Thursday, November 12, 2009

First Blood - Part 2

(recounting the events of early Saturday, Oct. 31 aka Halloween morn...)

I'd be lying if I said I slept like a baby. It took me a while to finally get to sleep wondering how things would go and mulling over contingencies. When I got up, I treated myself to some scratch waffles along with eggs, bacon and some coffee with melted chocolate and cream. Hey, this could be my last breakfast as a free man or a live one.

I quickly loaded up the rental car and began the 2 hour drive down. I swung by the target estate, drove past and then pulled over and parked near my special spot. I walked up to the shooting point and checked what was going on at the estate. The tent, space heaters, tables, chairs were all set up and the catering crew was setting up the BBQ grills. My firing lines looked good and my surroundings seemed undisturbed. Next I drove past the trailhead parking lot - there were a fair number of parking spaces open - looking good. I cruised by where I'd drop off my hiking pack, also looking the same, and then went to the next town over for some lunch.

I pigged out. Partly out of Last Supper paranoia and more pragmatically that I'd need the calories for a long, wet, cold night in the water. I started with a drive thru jumbo cheeseburger, fries and cheese-filled Jalapeno peppers. Then I got some fried fish and a thick chocolate malt. I'd feed one more time before going on station. For that, I popped into a grocery store and picked up some fruit, cheese, crackers and cookies then grabbed a short, digestive nap.

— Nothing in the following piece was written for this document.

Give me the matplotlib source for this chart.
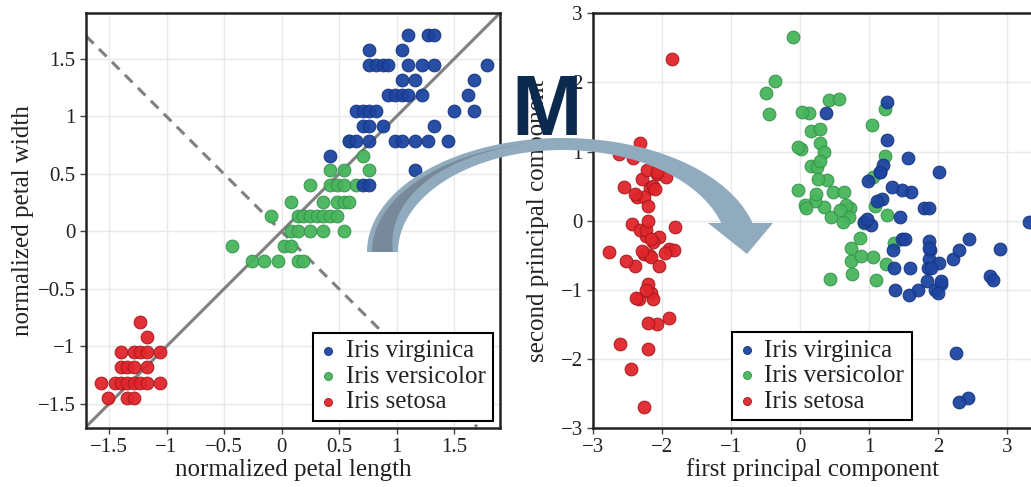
import matplotlib
matplotlib.use("Agg")
import matplotlib.pyplot as plt
import numpy as np
from matplotlib.patches import Polygon
from matplotlib.transforms import Affine2D
from matplotlib.ticker import FuncFormatter, MultipleLocator

# normalized petal length / width (unique points per species)
setosa_len = [-1.57, -1.45, -1.40, -1.34, -1.28, -1.23, -1.17, -1.06,
              -1.51, -1.34, -1.28,
              -1.40, -1.34, -1.28, -1.17,
              -1.40, -1.28, -1.23, -1.17, -1.06,
              -1.17, -1.23]
setosa_wid = [-1.32, -1.32, -1.32, -1.32, -1.32, -1.32, -1.32, -1.32,
              -1.45, -1.45, -1.45,
              -1.18, -1.18, -1.18, -1.18,
              -1.05, -1.05, -1.05, -1.05, -1.05,
              -0.92, -0.79]

versicolor_len = [-0.26, -0.15, -0.03, 0.14, 0.19,
                  -0.43, 0.02, 0.08,
                  0.08, 0.14, 0.25, 0.36, 0.54,
                  -0.09, 0.14, 0.19, 0.25, 0.31, 0.36, 0.42, 0.48,
                  0.08, 0.36, 0.48, 0.54, 0.59,
                  0.25, 0.42, 0.48, 0.54, 0.65,
                  0.42, 0.54, 0.76,
                  0.71,
                  0.59]
versicolor_wid = [-0.26, -0.26, -0.26, -0.26, -0.26,
                  -0.13, -0.13, -0.13,
                  0.00, 0.00, 0.00, 0.00, 0.00,
                  0.13, 0.13, 0.13, 0.13, 0.13, 0.13, 0.13, 0.13,
                  0.26, 0.26, 0.26, 0.26, 0.26,
                  0.40, 0.40, 0.40, 0.40, 0.40,
                  0.53, 0.53, 0.53,
                  0.66,
                  0.79]

virginica_len = [1.05,
                 0.71, 0.76,
                 1.16,
                 0.42,
                 0.59, 0.65, 0.76, 0.99, 1.05, 1.16, 1.27, 1.45,
                 0.71, 0.76, 0.88, 1.33,
                 0.65, 0.71, 0.76, 0.82, 1.50, 1.67,
                 0.93, 0.99, 1.05, 1.10, 1.22, 1.62,
                 1.05, 1.16, 1.67,
                 0.76, 0.82, 0.88, 0.93, 1.10, 1.22, 1.33, 1.79,
                 0.76, 1.05,
                 1.10, 1.27, 1.33]
virginica_wid = [0.26,
                 0.40, 0.40,
                 0.53,
                 0.66,
                 0.79, 0.79, 0.79, 0.79, 0.79, 0.79, 0.79, 0.79,
                 0.92, 0.92, 0.92, 0.92,
                 1.05, 1.05, 1.05, 1.05, 1.05, 1.05,
                 1.19, 1.19, 1.19, 1.19, 1.19, 1.19,
                 1.32, 1.32, 1.32,
                 1.45, 1.45, 1.45, 1.45, 1.45, 1.45, 1.45, 1.45,
                 1.58, 1.58,
                 1.71, 1.71, 1.71]

# principal components
setosa_pc1 = [-2.26, -2.08, -2.36, -2.30, -2.39, -2.08, -2.44, -2.23, -2.33, -2.18,
              -2.17, -2.33, -2.22, -2.63, -2.20, -2.26, -2.21, -2.19, -1.90, -2.34,
              -1.91, -2.21, -2.77, -1.82, -2.23, -1.95, -2.05, -2.17, -2.14, -2.27,
              -2.14, -1.83, -2.61, -2.45, -2.11, -2.21, -2.05, -2.53, -2.43, -2.17,
              -2.29, -1.86, -2.55, -1.96, -2.14, -2.07, -2.38, -2.39, -2.23, -2.20]
setosa_pc2 = [-0.48, 0.67, 0.34, 0.60, -0.65, -1.49, -0.05, -0.22, 1.12, 0.47,
              -1.04, -0.13, 0.73, 0.96, -1.86, -2.69, -1.48, -0.49, -1.41, -1.13,
              -0.41, -0.92, -0.46, -0.09, -0.14, 0.63, -0.24, -0.53, -0.31, 0.34,
              0.50, -0.42, -1.79, -2.15, 0.46, 0.21, -0.66, -0.59, 0.90, -0.27,
              -0.44, 2.34, 0.48, -0.47, -1.14, 0.71, -1.12, 0.39, -1.00, -0.01]

versicolor_pc1 = [1.10, 0.73, 1.24, 0.41, 1.08, 0.39, 0.75, -0.49, 0.93, 0.01,
                  -0.11, 0.44, 0.56, 0.72, -0.03, 0.88, 0.35, 0.16, 1.23, 0.16,
                  0.74, 0.48, 1.23, 0.63, 0.70, 0.87, 1.26, 1.36, 0.66, -0.04,
                  0.13, 0.02, 0.24, 1.06, 0.22, 0.43, 1.05, 1.04, 0.07, 0.28,
                  0.28, 0.62, 0.34, -0.36, 0.29, 0.09, 0.23, 0.58, -0.45, 0.26]
versicolor_pc2 = [-0.86, -0.59, -0.62, 1.75, 0.21, 0.59, -0.77, 1.85, -0.03, 1.03,
                  2.65, 0.06, 1.76, 0.19, 0.44, -0.51, 0.20, 0.79, 1.62, 1.30,
                  -0.40, 0.42, 0.93, 0.42, 0.06, -0.25, 0.08, -0.33, 0.23, 1.06,
                  1.56, 1.57, 0.78, 0.63, 0.29, -0.85, -0.52, 1.38, 0.22, 1.33,
                  1.12, -0.02, 0.99, 2.02, 0.86, 0.18, 0.38, 0.15, 1.54, 0.60]

virginica_pc1 = [1.84, 1.16, 2.21, 1.44, 1.87, 2.75, 0.37, 2.30, 2.01, 2.26,
                 1.36, 1.60, 1.88, 1.26, 1.47, 1.59, 1.47, 2.43, 3.31, 1.26,
                 2.04, 0.98, 2.90, 1.33, 1.70, 1.95, 1.18, 1.02, 1.79, 1.86,
                 2.44, 2.30, 1.86, 1.11, 1.20, 2.80, 1.58, 1.35, 0.92, 1.85,
                 2.01, 1.90, 1.16, 2.04, 2.00, 1.87, 1.56, 1.52, 1.37, 0.96]
virginica_pc2 = [-0.87, 0.70, -0.56, 0.05, -0.30, -0.80, 1.56, -0.42, 0.71, -1.92,
                 -0.69, 0.42, -0.42, 1.16, 0.44, -0.68, -0.26, -2.56, -0.02, 1.71,
                 -0.91, 0.57, -0.41, 0.48, -1.01, -1.01, 0.32, -0.06, 0.19, -0.56,
                 -0.26, -2.63, 0.18, 0.29, 0.81, -0.86, -1.07, -0.42, -0.02, -0.68,
                 -0.61, -0.69, 0.70, -0.87, -1.05, -0.39, 0.90, -0.27, -1.01, 0.02]

labels = ["Iris setosa", "Iris versicolor", "Iris virginica"]
face_colors = ["#e0262b", "#48b45c", "#1d44a0"]
edge_colors = ["#a3181c", "#32924a", "#15357d"]

W, H = 1031, 487
plt.rcParams["font.family"] = ["Liberation Serif", "DejaVu Serif"]
fig = plt.figure(figsize=(W / 100, H / 100), dpi=100)
px = Affine2D().scale(1 / W, -1 / H).translate(0, 1) + fig.transFigure


def fig_rect(left, top, right, bottom):
    return [left / W, 1 - bottom / H, (right - left) / W, (bottom - top) / H]


def fmt(v, pos):
    return f"{v:g}".replace("-", "\u2212")


def style_axes(ax, step):
    ax.xaxis.set_major_locator(MultipleLocator(step))
    ax.yaxis.set_major_locator(MultipleLocator(step))
    ax.xaxis.set_major_formatter(FuncFormatter(fmt))
    ax.yaxis.set_major_formatter(FuncFormatter(fmt))
    ax.grid(True, color="#e8e8e8", lw=1)
    ax.set_axisbelow(True)
    for s in ax.spines.values():
        s.set_linewidth(1.8)
        s.set_color("#222222")
    ax.tick_params(direction="out", length=4.5, width=1, color="#444444",
                   labelsize=15, labelcolor="#222222", pad=3)


def add_legend(ax, handles, loc, anchor):
    leg = ax.legend(handles[::-1], labels[::-1], loc=loc,
                    bbox_to_anchor=anchor, bbox_transform=px,
                    borderaxespad=0, fontsize=18, markerscale=0.62,
                    handlelength=0.6, handletextpad=0.4, borderpad=0.3,
                    labelspacing=0.12, fancybox=False, framealpha=1)
    leg.get_frame().set_edgecolor("black")
    leg.get_frame().set_linewidth(1.5)
    for t in leg.get_texts():
        t.set_color("#222222")


# left panel
ax1 = fig.add_axes(fig_rect(86, 13, 500, 428))
ax1.set_xlim(-1.7, 1.9)
ax1.set_ylim(-1.71, 1.9)
ax1.plot([-1.7, 1.9], [-1.7, 1.9], color="#808080", lw=2.2, zorder=2)
ax1.plot([-1.7, 1.7], [1.7, -1.7], color="#808080", lw=2.2, ls=(0, (3.5, 2.5)), zorder=2)
h1 = []
for xs, ys, fc, ec in zip([setosa_len, versicolor_len, virginica_len],
                          [setosa_wid, versicolor_wid, virginica_wid],
                          face_colors, edge_colors):
    h1.append(ax1.scatter(xs, ys, s=85, c=fc, edgecolors=ec, linewidths=0.7,
                          alpha=0.95, zorder=3))
style_axes(ax1, 0.5)
ax1.set_xlabel("normalized petal length", fontsize=18, color="#222222")
ax1.set_ylabel("normalized petal width", fontsize=18, color="#222222")
ax1.xaxis.set_label_coords(0.5, -0.075)
ax1.yaxis.set_label_coords(-0.125, 0.5)
add_legend(ax1, h1, "lower right", (493, 421))

# right panel
ax2 = fig.add_axes(fig_rect(593.3, 13.3, 1038.3, 428))
ax2.set_xlim(-3, 3.45)
ax2.set_ylim(-3, 3)
h2 = []
for xs, ys, fc, ec in zip([setosa_pc1, versicolor_pc1, virginica_pc1],
                          [setosa_pc2, versicolor_pc2, virginica_pc2],
                          face_colors, edge_colors):
    h2.append(ax2.scatter(xs, ys, s=85, c=fc, edgecolors=ec, linewidths=0.7,
                          alpha=0.95, zorder=3))
style_axes(ax2, 1)
ax2.set_xlabel("first principal component", fontsize=18, color="#222222")
ax2.set_ylabel("second principal component", fontsize=18, color="#222222")
ax2.xaxis.set_label_coords(0.5 * (W - 593.3) / 445, -0.072)
ax2.yaxis.set_label_coords(-0.0995, 0.5)
add_legend(ax2, h2, "lower left", (732, 420))

# curved arrow between panels (pixel coordinates)
cx, cy = 563, 252
ao, bo = 196, 114
ai, bi = 165, 102
t_o = np.arcsin((cy - 223) / bo)
t_i = np.arcsin((cy - 223) / bi)
t1 = np.linspace(np.pi, t_o, 120)
t2 = np.linspace(t_i, np.pi, 120)
outer = np.c_[cx + ao * np.cos(t1), cy - bo * np.sin(t1)]
inner = np.c_[cx + ai * np.cos(t2), cy - bi * np.sin(t2)]
head = np.array([[773, 223], [747, 254], [708, 223]])
arrow = np.vstack([outer, head, inner])
fig.add_artist(Polygon(arrow, closed=True, transform=px, facecolor="#8fabbd",
                       edgecolor="none", zorder=4))

t3 = np.linspace(np.pi, 1.75, 80)
frac = (np.pi - t3) / (np.pi - 1.75)
a_in = (ai + 5) + frac * (ao - ai - 10)
b_in = (bi + 4) + frac * (bo - bi - 8)
dark_out = np.c_[cx + (ao - 5) * np.cos(t3), cy - (bo - 4) * np.sin(t3)]
dark_in = np.c_[cx + a_in * np.cos(t3), cy - b_in * np.sin(t3)][::-1]
fig.add_artist(Polygon(np.vstack([dark_out, dark_in]), closed=True, transform=px,
                       facecolor="#788a99", edgecolor="none", zorder=4))

fig.text(546.5 / W, 1 - 135 / H, "M", fontsize=61, fontweight="heavy",
         family="Liberation Sans", color="#0b2a4e", ha="center", va="baseline",
         zorder=5)

fig.savefig("out.png", dpi=100)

Fed and rested, I stashed my hiking pack then dropped off and stashed the scuba gear and then the gun and sniping gear in a separate spot. I snacked on the drive to the trailhead parking lot, unloaded the bike and pedaled back toward the hit site. About a half mile away, I did what bears do in the woods. I don't mind taking a leak in a wet suit (ahhh warmth) but steaming hot or not I'd rather not drop a deuce and then smush & wallow in it for hours.

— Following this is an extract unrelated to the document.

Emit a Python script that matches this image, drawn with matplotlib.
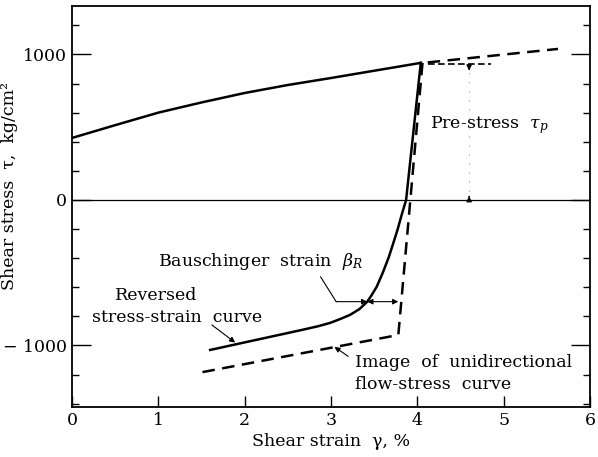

It was fairly dark when I arrived at about 6:30. I dropped the bike near the scuba gear, checked the tank pressures, and then went up and checked the estate. It was nicely lit up and a fair number of the fashionably on time were enjoying cocktails, appetizers and conversation.

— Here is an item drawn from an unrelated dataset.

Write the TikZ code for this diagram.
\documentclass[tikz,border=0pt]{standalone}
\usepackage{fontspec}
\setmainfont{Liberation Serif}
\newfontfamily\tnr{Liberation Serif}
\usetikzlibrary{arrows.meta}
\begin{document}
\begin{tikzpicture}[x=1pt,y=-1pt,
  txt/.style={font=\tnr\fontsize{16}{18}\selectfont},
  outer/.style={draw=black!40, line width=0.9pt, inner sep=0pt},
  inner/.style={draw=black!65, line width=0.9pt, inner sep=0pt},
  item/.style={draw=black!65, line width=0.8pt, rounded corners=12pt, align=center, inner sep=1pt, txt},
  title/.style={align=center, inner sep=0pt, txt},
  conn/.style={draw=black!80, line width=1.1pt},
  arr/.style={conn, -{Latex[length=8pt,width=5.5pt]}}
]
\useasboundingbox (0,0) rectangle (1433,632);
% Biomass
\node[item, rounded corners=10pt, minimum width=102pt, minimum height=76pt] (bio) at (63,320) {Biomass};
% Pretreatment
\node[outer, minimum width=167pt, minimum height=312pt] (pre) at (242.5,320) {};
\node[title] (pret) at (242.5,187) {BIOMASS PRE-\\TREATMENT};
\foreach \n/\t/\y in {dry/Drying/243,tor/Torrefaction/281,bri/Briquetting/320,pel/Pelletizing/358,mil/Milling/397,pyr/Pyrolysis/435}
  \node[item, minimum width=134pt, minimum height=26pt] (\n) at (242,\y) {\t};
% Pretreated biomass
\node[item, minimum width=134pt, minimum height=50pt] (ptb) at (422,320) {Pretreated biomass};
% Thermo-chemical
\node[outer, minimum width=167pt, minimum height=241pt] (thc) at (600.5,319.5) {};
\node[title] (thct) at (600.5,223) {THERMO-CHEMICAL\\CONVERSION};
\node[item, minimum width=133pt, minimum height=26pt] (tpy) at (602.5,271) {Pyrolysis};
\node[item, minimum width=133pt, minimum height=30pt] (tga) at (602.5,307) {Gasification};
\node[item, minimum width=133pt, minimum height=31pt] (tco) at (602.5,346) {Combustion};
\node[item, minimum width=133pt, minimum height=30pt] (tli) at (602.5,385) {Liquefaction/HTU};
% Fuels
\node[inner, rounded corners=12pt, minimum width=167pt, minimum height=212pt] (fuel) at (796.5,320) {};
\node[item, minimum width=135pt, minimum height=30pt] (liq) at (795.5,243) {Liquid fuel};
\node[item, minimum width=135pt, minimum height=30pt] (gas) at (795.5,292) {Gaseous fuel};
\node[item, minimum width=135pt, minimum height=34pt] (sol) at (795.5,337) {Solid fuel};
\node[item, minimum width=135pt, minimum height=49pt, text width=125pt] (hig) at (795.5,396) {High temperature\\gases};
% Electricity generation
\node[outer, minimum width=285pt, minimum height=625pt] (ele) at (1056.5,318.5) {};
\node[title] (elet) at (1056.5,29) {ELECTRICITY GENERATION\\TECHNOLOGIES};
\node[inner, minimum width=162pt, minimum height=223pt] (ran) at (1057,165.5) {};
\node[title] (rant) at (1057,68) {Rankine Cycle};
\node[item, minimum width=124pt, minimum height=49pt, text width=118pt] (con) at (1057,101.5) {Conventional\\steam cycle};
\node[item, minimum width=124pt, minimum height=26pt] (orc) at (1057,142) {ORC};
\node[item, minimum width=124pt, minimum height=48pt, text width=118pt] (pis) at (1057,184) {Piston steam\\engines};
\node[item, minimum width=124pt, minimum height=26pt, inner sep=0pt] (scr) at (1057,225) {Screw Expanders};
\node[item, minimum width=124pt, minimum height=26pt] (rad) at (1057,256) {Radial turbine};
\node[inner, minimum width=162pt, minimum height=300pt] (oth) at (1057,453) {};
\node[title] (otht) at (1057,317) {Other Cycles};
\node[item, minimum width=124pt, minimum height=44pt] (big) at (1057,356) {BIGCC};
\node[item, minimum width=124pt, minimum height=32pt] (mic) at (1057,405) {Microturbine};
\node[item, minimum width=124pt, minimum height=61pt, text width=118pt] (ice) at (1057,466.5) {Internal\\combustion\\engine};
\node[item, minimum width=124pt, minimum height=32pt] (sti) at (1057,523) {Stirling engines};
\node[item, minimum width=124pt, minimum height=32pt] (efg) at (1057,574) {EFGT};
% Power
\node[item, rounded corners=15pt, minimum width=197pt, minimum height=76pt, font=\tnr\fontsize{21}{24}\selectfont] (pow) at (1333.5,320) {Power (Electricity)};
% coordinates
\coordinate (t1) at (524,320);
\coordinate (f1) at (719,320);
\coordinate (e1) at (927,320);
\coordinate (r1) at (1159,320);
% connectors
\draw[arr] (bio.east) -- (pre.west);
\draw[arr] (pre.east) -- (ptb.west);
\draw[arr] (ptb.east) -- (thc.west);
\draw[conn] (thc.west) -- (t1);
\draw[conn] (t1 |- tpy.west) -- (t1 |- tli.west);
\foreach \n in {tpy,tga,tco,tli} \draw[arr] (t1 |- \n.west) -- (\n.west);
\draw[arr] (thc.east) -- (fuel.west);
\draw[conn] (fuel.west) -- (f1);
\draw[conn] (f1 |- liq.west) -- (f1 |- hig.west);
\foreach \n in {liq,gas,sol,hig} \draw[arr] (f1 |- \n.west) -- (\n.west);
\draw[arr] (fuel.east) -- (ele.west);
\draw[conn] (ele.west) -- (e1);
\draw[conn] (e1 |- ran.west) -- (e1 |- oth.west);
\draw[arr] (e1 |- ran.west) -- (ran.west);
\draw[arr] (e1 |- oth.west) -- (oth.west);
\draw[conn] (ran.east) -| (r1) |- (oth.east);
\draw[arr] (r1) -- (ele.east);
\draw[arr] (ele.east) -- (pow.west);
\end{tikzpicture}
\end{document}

I also hit my first complication - many of the guests were in costume and wearing masks or face paint. Gah! It's a Halloween costume party. That's what I get for assuming they'd be a pack of boring stiffs...

Wednesday, November 11, 2009

DC Sniper Executed

Well they pulled the plug on John Allen Muhammad last night. He was the elder of the DC sniper pair that randomly killed 10 innocent people back in 2002. What he did prompted some thinking on my part, mostly centering on "am I like him?"

I'd say I am not like him. I am not just killing at random. I'm selecting my targets and I take care not to hit or hurt others. That's my story and I'm sticking to it. But I don't expect it to carry any weight in a court of law.

I wonder how the court of public/popular opinion will judge me...

Tuesday, November 3, 2009

Achoooo!

I made it out and back okay. I consider it a success but with a twist. I did manage to catch one hell of a cold. Details to follow soon.